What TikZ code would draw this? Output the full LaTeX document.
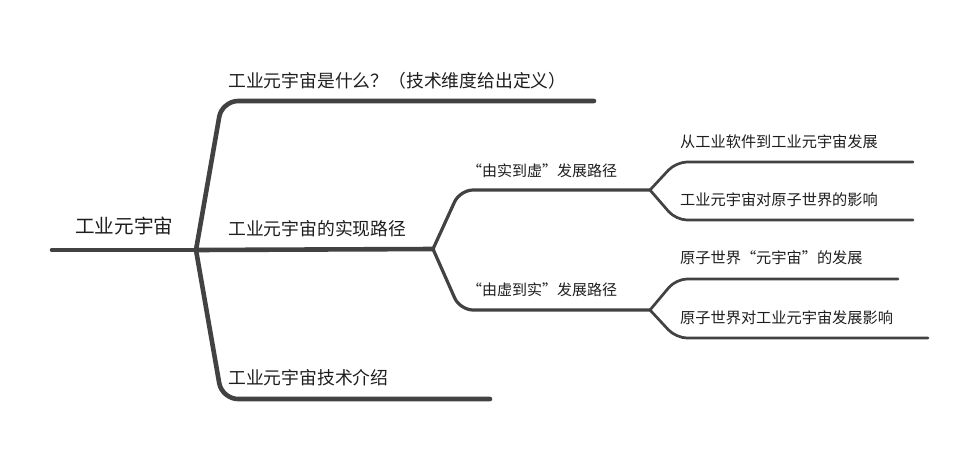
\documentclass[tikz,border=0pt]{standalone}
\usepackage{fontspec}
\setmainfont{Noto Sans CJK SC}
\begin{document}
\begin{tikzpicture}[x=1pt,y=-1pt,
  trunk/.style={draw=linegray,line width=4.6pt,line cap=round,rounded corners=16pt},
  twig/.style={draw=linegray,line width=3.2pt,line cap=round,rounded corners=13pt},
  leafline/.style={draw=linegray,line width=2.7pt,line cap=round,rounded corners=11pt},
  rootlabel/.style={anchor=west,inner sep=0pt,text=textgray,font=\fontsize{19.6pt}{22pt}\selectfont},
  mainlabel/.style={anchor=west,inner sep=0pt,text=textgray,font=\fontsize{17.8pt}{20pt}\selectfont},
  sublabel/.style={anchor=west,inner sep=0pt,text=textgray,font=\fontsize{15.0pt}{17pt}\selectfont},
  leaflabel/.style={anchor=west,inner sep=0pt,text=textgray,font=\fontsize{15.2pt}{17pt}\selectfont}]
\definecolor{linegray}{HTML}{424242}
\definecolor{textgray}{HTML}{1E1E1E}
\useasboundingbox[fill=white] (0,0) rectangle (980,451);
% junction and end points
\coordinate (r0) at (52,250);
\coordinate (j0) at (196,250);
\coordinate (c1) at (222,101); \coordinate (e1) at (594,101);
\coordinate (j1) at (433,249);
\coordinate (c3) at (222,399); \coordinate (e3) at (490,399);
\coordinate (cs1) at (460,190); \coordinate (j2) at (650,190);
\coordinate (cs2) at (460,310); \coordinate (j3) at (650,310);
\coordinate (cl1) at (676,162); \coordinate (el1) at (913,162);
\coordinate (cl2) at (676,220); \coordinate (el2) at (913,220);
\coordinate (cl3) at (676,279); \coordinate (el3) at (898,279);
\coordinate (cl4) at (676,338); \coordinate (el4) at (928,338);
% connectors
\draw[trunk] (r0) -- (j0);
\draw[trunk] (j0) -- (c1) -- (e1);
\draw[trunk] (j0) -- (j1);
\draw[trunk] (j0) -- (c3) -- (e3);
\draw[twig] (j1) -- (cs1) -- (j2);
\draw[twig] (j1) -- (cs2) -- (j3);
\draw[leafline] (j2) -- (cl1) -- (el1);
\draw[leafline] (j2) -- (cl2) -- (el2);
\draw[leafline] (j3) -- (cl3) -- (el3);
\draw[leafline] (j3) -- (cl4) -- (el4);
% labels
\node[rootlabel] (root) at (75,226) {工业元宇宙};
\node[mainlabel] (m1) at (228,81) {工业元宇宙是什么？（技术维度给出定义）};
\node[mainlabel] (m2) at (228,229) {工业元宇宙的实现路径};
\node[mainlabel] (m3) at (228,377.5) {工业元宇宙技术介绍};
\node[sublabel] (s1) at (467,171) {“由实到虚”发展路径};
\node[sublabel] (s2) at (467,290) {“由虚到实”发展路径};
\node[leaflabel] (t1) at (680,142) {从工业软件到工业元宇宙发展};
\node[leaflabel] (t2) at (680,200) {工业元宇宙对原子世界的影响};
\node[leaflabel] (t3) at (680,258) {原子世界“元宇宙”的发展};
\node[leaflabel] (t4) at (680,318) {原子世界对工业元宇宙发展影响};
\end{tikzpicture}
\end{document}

--------------------------------

Task objective:
Reproduce all of the material exactly, apart from the pictures.

Finished answer:
What TikZ code would draw this? Output the full LaTeX document.
\documentclass[tikz,border=0pt]{standalone}
\usepackage{fontspec}
\setmainfont{Noto Sans CJK SC}
\begin{document}
\begin{tikzpicture}[x=1pt,y=-1pt,
  trunk/.style={draw=linegray,line width=4.6pt,line cap=round,rounded corners=16pt},
  twig/.style={draw=linegray,line width=3.2pt,line cap=round,rounded corners=13pt},
  leafline/.style={draw=linegray,line width=2.7pt,line cap=round,rounded corners=11pt},
  rootlabel/.style={anchor=west,inner sep=0pt,text=textgray,font=\fontsize{19.6pt}{22pt}\selectfont},
  mainlabel/.style={anchor=west,inner sep=0pt,text=textgray,font=\fontsize{17.8pt}{20pt}\selectfont},
  sublabel/.style={anchor=west,inner sep=0pt,text=textgray,font=\fontsize{15.0pt}{17pt}\selectfont},
  leaflabel/.style={anchor=west,inner sep=0pt,text=textgray,font=\fontsize{15.2pt}{17pt}\selectfont}]
\definecolor{linegray}{HTML}{424242}
\definecolor{textgray}{HTML}{1E1E1E}
\useasboundingbox[fill=white] (0,0) rectangle (980,451);
% junction and end points
\coordinate (r0) at (52,250);
\coordinate (j0) at (196,250);
\coordinate (c1) at (222,101); \coordinate (e1) at (594,101);
\coordinate (j1) at (433,249);
\coordinate (c3) at (222,399); \coordinate (e3) at (490,399);
\coordinate (cs1) at (460,190); \coordinate (j2) at (650,190);
\coordinate (cs2) at (460,310); \coordinate (j3) at (650,310);
\coordinate (cl1) at (676,162); \coordinate (el1) at (913,162);
\coordinate (cl2) at (676,220); \coordinate (el2) at (913,220);
\coordinate (cl3) at (676,279); \coordinate (el3) at (898,279);
\coordinate (cl4) at (676,338); \coordinate (el4) at (928,338);
% connectors
\draw[trunk] (r0) -- (j0);
\draw[trunk] (j0) -- (c1) -- (e1);
\draw[trunk] (j0) -- (j1);
\draw[trunk] (j0) -- (c3) -- (e3);
\draw[twig] (j1) -- (cs1) -- (j2);
\draw[twig] (j1) -- (cs2) -- (j3);
\draw[leafline] (j2) -- (cl1) -- (el1);
\draw[leafline] (j2) -- (cl2) -- (el2);
\draw[leafline] (j3) -- (cl3) -- (el3);
\draw[leafline] (j3) -- (cl4) -- (el4);
% labels
\node[rootlabel] (root) at (75,226) {工业元宇宙};
\node[mainlabel] (m1) at (228,81) {工业元宇宙是什么？（技术维度给出定义）};
\node[mainlabel] (m2) at (228,229) {工业元宇宙的实现路径};
\node[mainlabel] (m3) at (228,377.5) {工业元宇宙技术介绍};
\node[sublabel] (s1) at (467,171) {“由实到虚”发展路径};
\node[sublabel] (s2) at (467,290) {“由虚到实”发展路径};
\node[leaflabel] (t1) at (680,142) {从工业软件到工业元宇宙发展};
\node[leaflabel] (t2) at (680,200) {工业元宇宙对原子世界的影响};
\node[leaflabel] (t3) at (680,258) {原子世界“元宇宙”的发展};
\node[leaflabel] (t4) at (680,318) {原子世界对工业元宇宙发展影响};
\end{tikzpicture}
\end{document}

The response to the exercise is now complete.